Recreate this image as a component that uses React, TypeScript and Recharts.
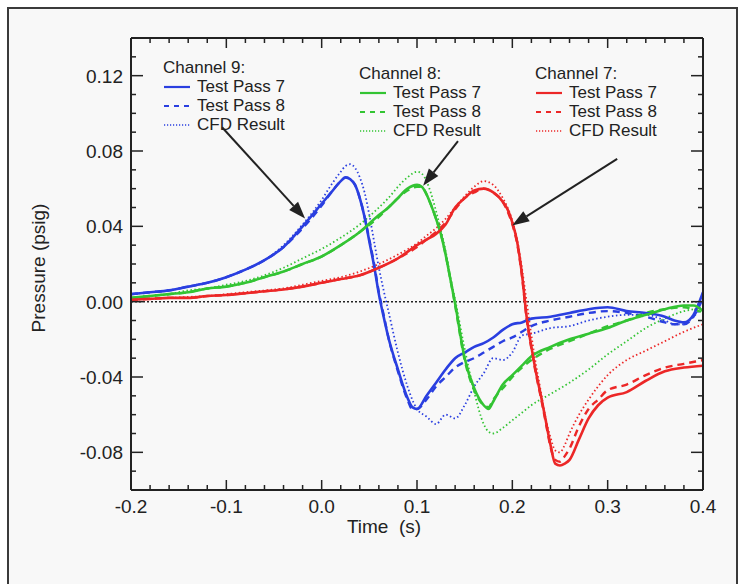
import React from 'react';
import { LineChart, Line, XAxis, YAxis, ReferenceLine } from 'recharts';

const FONT = '"Liberation Sans", Arial, sans-serif';
const INK = '#222';
const BLUE = '#2a3fe0';
const GREEN = '#33c433';
const RED = '#ec2727';

// ---- Channel 9 ----
const ch9Time = [
  -0.2, -0.18, -0.16, -0.14, -0.12, -0.1, -0.08, -0.06, -0.04, -0.02, 0.0, 0.01, 0.02, 0.025, 0.03,
  0.035, 0.04, 0.045, 0.05, 0.055, 0.06, 0.065, 0.07, 0.08, 0.09, 0.095, 0.1, 0.11, 0.12, 0.13, 0.14,
  0.15, 0.16, 0.17, 0.18, 0.19, 0.2, 0.21, 0.22, 0.24, 0.26, 0.28, 0.3, 0.32, 0.34, 0.36, 0.37, 0.38,
  0.39, 0.4,
];
const ch9Pass7 = [
  0.004, 0.005, 0.006, 0.008, 0.01, 0.013, 0.017, 0.022, 0.029, 0.04, 0.052, 0.058, 0.064, 0.066, 0.065,
  0.062, 0.055, 0.045, 0.032, 0.019, 0.004, -0.008, -0.019, -0.036, -0.051, -0.056, -0.057, -0.05, -0.043,
  -0.036, -0.03, -0.027, -0.024, -0.022, -0.019, -0.015, -0.012, -0.011, -0.009, -0.008, -0.006, -0.004,
  -0.003, -0.005, -0.006, -0.008, -0.01, -0.011, -0.007, 0.005,
];
const ch9Pass8 = [
  0.004, 0.005, 0.006, 0.008, 0.01, 0.013, 0.017, 0.022, 0.029, 0.039, 0.051, 0.058, 0.064, 0.066, 0.065,
  0.062, 0.055, 0.045, 0.033, 0.02, 0.005, -0.007, -0.019, -0.037, -0.052, -0.057, -0.057, -0.052, -0.045,
  -0.04, -0.035, -0.032, -0.03, -0.027, -0.024, -0.021, -0.019, -0.016, -0.013, -0.01, -0.008, -0.006,
  -0.005, -0.006, -0.008, -0.011, -0.012, -0.012, -0.008, 0.002,
];
const ch9Cfd = [
  0.004, 0.005, 0.006, 0.008, 0.01, 0.013, 0.017, 0.022, 0.03, 0.041, 0.054, 0.062, 0.069, 0.072, 0.073,
  0.071, 0.066, 0.058, 0.046, 0.032, 0.018, 0.006, -0.005, -0.027, -0.045, -0.052, -0.057, -0.061, -0.065,
  -0.06, -0.062, -0.055, -0.045, -0.038, -0.03, -0.031, -0.027, -0.018, -0.017, -0.014, -0.013, -0.01,
  -0.008, -0.007, -0.007, -0.01, -0.012, -0.012, -0.008, -0.002,
];

// ---- Channel 8 ----
const ch8Time = [
  -0.2, -0.18, -0.16, -0.14, -0.12, -0.1, -0.08, -0.06, -0.04, -0.02, 0.0, 0.02, 0.04, 0.06, 0.07, 0.08,
  0.09, 0.1, 0.105, 0.11, 0.115, 0.12, 0.125, 0.13, 0.135, 0.14, 0.15, 0.16, 0.17, 0.175, 0.18, 0.19, 0.2,
  0.21, 0.22, 0.24, 0.26, 0.28, 0.3, 0.32, 0.34, 0.36, 0.38, 0.39, 0.4,
];
const ch8Pass7 = [
  0.002, 0.003, 0.004, 0.005, 0.007, 0.008, 0.01, 0.013, 0.016, 0.02, 0.024, 0.03, 0.037, 0.046, 0.05,
  0.055, 0.06, 0.062, 0.061, 0.057, 0.051, 0.044, 0.036, 0.025, 0.012, -0.001, -0.03, -0.046, -0.055,
  -0.057, -0.053, -0.044, -0.039, -0.034, -0.029, -0.024, -0.02, -0.017, -0.014, -0.01, -0.007, -0.004,
  -0.002, -0.002, -0.005,
];
const ch8Pass8 = [
  0.002, 0.003, 0.004, 0.005, 0.007, 0.008, 0.01, 0.013, 0.016, 0.02, 0.024, 0.03, 0.037, 0.045, 0.05,
  0.055, 0.059, 0.061, 0.061, 0.057, 0.051, 0.044, 0.036, 0.025, 0.012, -0.002, -0.031, -0.047, -0.055,
  -0.056, -0.052, -0.046, -0.04, -0.035, -0.031, -0.025, -0.021, -0.017, -0.013, -0.01, -0.006, -0.004,
  -0.003, -0.004, -0.006,
];
const ch8Cfd = [
  0.002, 0.003, 0.004, 0.006, 0.007, 0.009, 0.011, 0.014, 0.018, 0.023, 0.028, 0.034, 0.041, 0.05, 0.055,
  0.061, 0.066, 0.069, 0.068, 0.064, 0.057, 0.048, 0.038, 0.027, 0.013, 0.001, -0.025, -0.048, -0.065,
  -0.069, -0.07, -0.067, -0.063, -0.059, -0.055, -0.049, -0.043, -0.036, -0.028, -0.021, -0.014, -0.009,
  -0.005, -0.004, -0.003,
];

// ---- Channel 7 ----
const ch7Time = [
  -0.2, -0.18, -0.16, -0.14, -0.12, -0.1, -0.08, -0.06, -0.04, -0.02, 0.0, 0.02, 0.04, 0.06, 0.08, 0.1,
  0.11, 0.12, 0.13, 0.14, 0.15, 0.16, 0.17, 0.18, 0.19, 0.195, 0.2, 0.205, 0.21, 0.215, 0.22, 0.225, 0.23,
  0.235, 0.24, 0.245, 0.25, 0.255, 0.26, 0.27, 0.28, 0.29, 0.3, 0.32, 0.34, 0.36, 0.38, 0.4,
];
const ch7Pass7 = [
  0.001, 0.0015, 0.002, 0.002, 0.003, 0.0035, 0.0045, 0.0055, 0.0065, 0.008, 0.01, 0.012, 0.014, 0.018,
  0.023, 0.03, 0.033, 0.036, 0.041, 0.05, 0.055, 0.059, 0.06, 0.058, 0.053, 0.049, 0.042, 0.032, 0.015,
  -0.008, -0.024, -0.038, -0.05, -0.063, -0.076, -0.086, -0.087, -0.086, -0.084, -0.073, -0.062, -0.055,
  -0.051, -0.048, -0.042, -0.037, -0.035, -0.034,
];
const ch7Pass8 = [
  0.001, 0.0015, 0.002, 0.002, 0.003, 0.0035, 0.0045, 0.0055, 0.0065, 0.008, 0.01, 0.012, 0.014, 0.018,
  0.023, 0.029, 0.033, 0.037, 0.042, 0.049, 0.055, 0.058, 0.06, 0.058, 0.053, 0.048, 0.041, 0.031, 0.014,
  -0.009, -0.025, -0.039, -0.051, -0.064, -0.077, -0.084, -0.085, -0.082, -0.078, -0.066, -0.057, -0.052,
  -0.047, -0.044, -0.039, -0.035, -0.033, -0.031,
];
const ch7Cfd = [
  0.001, 0.0015, 0.002, 0.0025, 0.003, 0.004, 0.005, 0.006, 0.007, 0.009, 0.011, 0.013, 0.016, 0.02, 0.025,
  0.031, 0.035, 0.039, 0.044, 0.05, 0.056, 0.061, 0.064, 0.062, 0.055, 0.05, 0.043, 0.033, 0.018, 0.0,
  -0.018, -0.034, -0.048, -0.062, -0.072, -0.079, -0.08, -0.076, -0.07, -0.06, -0.052, -0.045, -0.039,
  -0.031, -0.026, -0.021, -0.016, -0.012,
];

// ---- axes ----
const xTicks = [
  -0.2, -0.18, -0.16, -0.14, -0.12, -0.1, -0.08, -0.06, -0.04, -0.02, 0, 0.02, 0.04, 0.06, 0.08, 0.1, 0.12,
  0.14, 0.16, 0.18, 0.2, 0.22, 0.24, 0.26, 0.28, 0.3, 0.32, 0.34, 0.36, 0.38, 0.4,
];
const xMajor = [-0.2, -0.1, 0, 0.1, 0.2, 0.3, 0.4];
const yTicks = [
  -0.1, -0.09, -0.08, -0.07, -0.06, -0.05, -0.04, -0.03, -0.02, -0.01, 0, 0.01, 0.02, 0.03, 0.04, 0.05,
  0.06, 0.07, 0.08, 0.09, 0.1, 0.11, 0.12, 0.13, 0.14,
];
const yMajor = [-0.08, -0.04, 0, 0.04, 0.08, 0.12];

// arrows from the legend to the curves (data units)
const arrows = [
  { from: [-0.1045, 0.0926], to: [-0.0174, 0.0442] },
  { from: [0.143, 0.0853], to: [0.1064, 0.0616] },
  { from: [0.31, 0.0758], to: [0.1998, 0.0405] },
];

const legendGroups = [
  { title: 'Channel 9:', color: BLUE, left: 163, top: 58 },
  { title: 'Channel 8:', color: GREEN, left: 359, top: 64 },
  { title: 'Channel 7:', color: RED, left: 535, top: 64 },
];
const legendItems = [
  { label: 'Test Pass 7', dash: undefined, width: 2.2 },
  { label: 'Test Pass 8', dash: '5 5', width: 2.2 },
  { label: 'CFD Result', dash: '1.2 1.8', width: 1.4 },
];

const rows = (t: number[], p: number[]) => t.map((v, i) => ({ t: v, p: p[i] }));
const isMajor = (v: number, list: number[]) => list.some((m) => Math.abs(m - v) < 1e-9);

const MAJOR = 10;
const MINOR = 5;

const BottomTick = ({ x, y, payload }: any) => {
  const major = isMajor(payload.value, xMajor);
  return (
    <g>
      <line x1={x} y1={y} x2={x} y2={y - (major ? MAJOR : MINOR)} stroke={INK} strokeWidth={1.5} />
      {major && (
        <text x={x} y={y + 23} textAnchor="middle" fontSize={19} fontFamily={FONT} fill={INK}>
          {payload.value.toFixed(1)}
        </text>
      )}
    </g>
  );
};

const TopTick = ({ x, y, payload }: any) => {
  const major = isMajor(payload.value, xMajor);
  return <line x1={x} y1={y} x2={x} y2={y + (major ? MAJOR : MINOR)} stroke={INK} strokeWidth={1.5} />;
};

const LeftTick = ({ x, y, payload }: any) => {
  const major = isMajor(payload.value, yMajor);
  return (
    <g>
      <line x1={x} y1={y} x2={x + (major ? MAJOR + 2 : MINOR)} y2={y} stroke={INK} strokeWidth={1.5} />
      {major && (
        <text x={x - 8} y={y + 7} textAnchor="end" fontSize={19} fontFamily={FONT} fill={INK}>
          {payload.value.toFixed(2)}
        </text>
      )}
    </g>
  );
};

const RightTick = ({ x, y, payload }: any) => {
  const major = isMajor(payload.value, yMajor);
  return <line x1={x} y1={y} x2={x - (major ? MAJOR + 2 : MINOR)} y2={y} stroke={INK} strokeWidth={1.5} />;
};

const Arrow = ({ x1, y1, x2, y2 }: any) => {
  const a = Math.atan2(y2 - y1, x2 - x1);
  const len = 17;
  const half = 6;
  const bx = x2 - len * Math.cos(a);
  const by = y2 - len * Math.sin(a);
  const px = -Math.sin(a) * half;
  const py = Math.cos(a) * half;
  return (
    <g>
      <line x1={x1} y1={y1} x2={bx} y2={by} stroke={INK} strokeWidth={2} />
      <polygon points={`${x2},${y2} ${bx + px},${by + py} ${bx - px},${by - py}`} fill={INK} />
    </g>
  );
};

const series = [
  { data: rows(ch9Time, ch9Cfd), color: BLUE, dash: '1.5 2.5', width: 1.8 },
  { data: rows(ch8Time, ch8Cfd), color: GREEN, dash: '1.5 2.5', width: 1.8 },
  { data: rows(ch7Time, ch7Cfd), color: RED, dash: '1.5 2.5', width: 1.8 },
  { data: rows(ch9Time, ch9Pass8), color: BLUE, dash: '7 5', width: 2.4 },
  { data: rows(ch8Time, ch8Pass8), color: GREEN, dash: '7 5', width: 2.4 },
  { data: rows(ch7Time, ch7Pass8), color: RED, dash: '7 5', width: 2.4 },
  { data: rows(ch9Time, ch9Pass7), color: BLUE, dash: undefined, width: 2.6 },
  { data: rows(ch8Time, ch8Pass7), color: GREEN, dash: undefined, width: 2.6 },
  { data: rows(ch7Time, ch7Pass7), color: RED, dash: undefined, width: 2.6 },
];

export default function App() {
  return (
    <div style={{ position: 'fixed', left: 0, top: 0, width: 745, height: 584, background: '#fff', overflow: 'hidden' }}>
      <div
        style={{
          position: 'absolute',
          left: 7,
          top: 7,
          width: 731,
          height: 620,
          border: '2px solid #3a3a3a',
          boxSizing: 'border-box',
          background: '#f8f8f8',
        }}
      />
      <div style={{ position: 'absolute', left: 0, top: 0 }}>
        <LineChart width={745} height={584} margin={{ top: 37, right: 41, bottom: 54, left: 71 }}>
          <XAxis
            type="number"
            dataKey="t"
            domain={[-0.2, 0.4]}
            ticks={xTicks}
            interval={0}
            tick={<BottomTick />}
            tickSize={0}
            tickMargin={0}
            tickLine={false}
            height={40}
            allowDataOverflow
            axisLine={{ stroke: INK, strokeWidth: 2 }}
            label={{
              content: () => (
                <text x={384} y={533} textAnchor="middle" fontSize={19} fontFamily={FONT} fill={INK} style={{ whiteSpace: 'pre' }}>
                  Time  (s)
                </text>
              ),
            }}
          />
          <XAxis
            xAxisId="top"
            orientation="top"
            type="number"
            dataKey="t"
            domain={[-0.2, 0.4]}
            ticks={xTicks}
            interval={0}
            tick={<TopTick />}
            tickSize={0}
            tickMargin={0}
            tickLine={false}
            height={1}
            allowDataOverflow
            axisLine={{ stroke: INK, strokeWidth: 2 }}
          />
          <YAxis
            type="number"
            domain={[-0.1, 0.14]}
            ticks={yTicks}
            interval={0}
            tick={<LeftTick />}
            tickSize={0}
            tickMargin={0}
            tickLine={false}
            width={60}
            allowDataOverflow
            axisLine={{ stroke: INK, strokeWidth: 2 }}
            label={{
              content: () => (
                <text
                  x={45}
                  y={268}
                  transform="rotate(-90 45 268)"
                  textAnchor="middle"
                  fontSize={19}
                  fontFamily={FONT}
                  fill={INK}
                >
                  Pressure (psig)
                </text>
              ),
            }}
          />
          <YAxis
            yAxisId="right"
            orientation="right"
            type="number"
            domain={[-0.1, 0.14]}
            ticks={yTicks}
            interval={0}
            tick={<RightTick />}
            tickSize={0}
            tickMargin={0}
            tickLine={false}
            width={1}
            allowDataOverflow
            axisLine={{ stroke: INK, strokeWidth: 2 }}
          />
          <ReferenceLine y={0} stroke={INK} strokeWidth={1.5} strokeDasharray="2 2" />
          {series.map((s, i) => (
            <Line
              key={i}
              data={s.data}
              dataKey="p"
              type="monotone"
              stroke={s.color}
              strokeWidth={s.width}
              strokeDasharray={s.dash}
              dot={false}
              activeDot={false}
              isAnimationActive={false}
            />
          ))}
          {arrows.map((a, i) => (
            <ReferenceLine
              key={'arrow' + i}
              segment={[
                { x: a.from[0], y: a.from[1] },
                { x: a.to[0], y: a.to[1] },
              ]}
              shape={<Arrow />}
            />
          ))}
        </LineChart>
      </div>
      {legendGroups.map((g) => (
        <div key={g.title} style={{ position: 'absolute', left: g.left, top: g.top, fontFamily: FONT, fontSize: 17, color: INK, lineHeight: '19px' }}>
          <div>{g.title}</div>
          {legendItems.map((it) => (
            <div key={it.label} style={{ display: 'flex', alignItems: 'center' }}>
              <svg width={28} height={19} style={{ marginRight: 6 }}>
                <line x1={1} y1={10} x2={27} y2={10} stroke={g.color} strokeWidth={it.width} strokeDasharray={it.dash} />
              </svg>
              <span>{it.label}</span>
            </div>
          ))}
        </div>
      ))}
    </div>
  );
}
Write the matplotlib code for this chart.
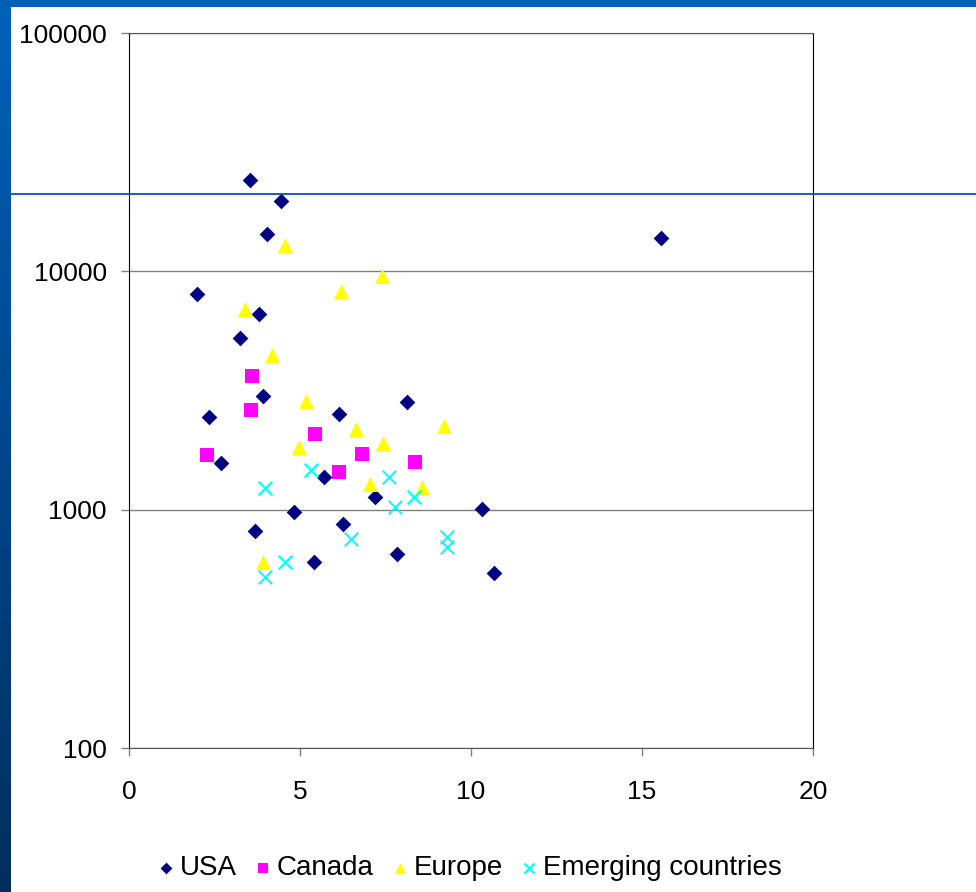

> _Task objective_
Extract each line holding the word "React" from the records.

> _Output below_
Recreate this image as a component that uses React, TypeScript and Recharts.
import React from 'react';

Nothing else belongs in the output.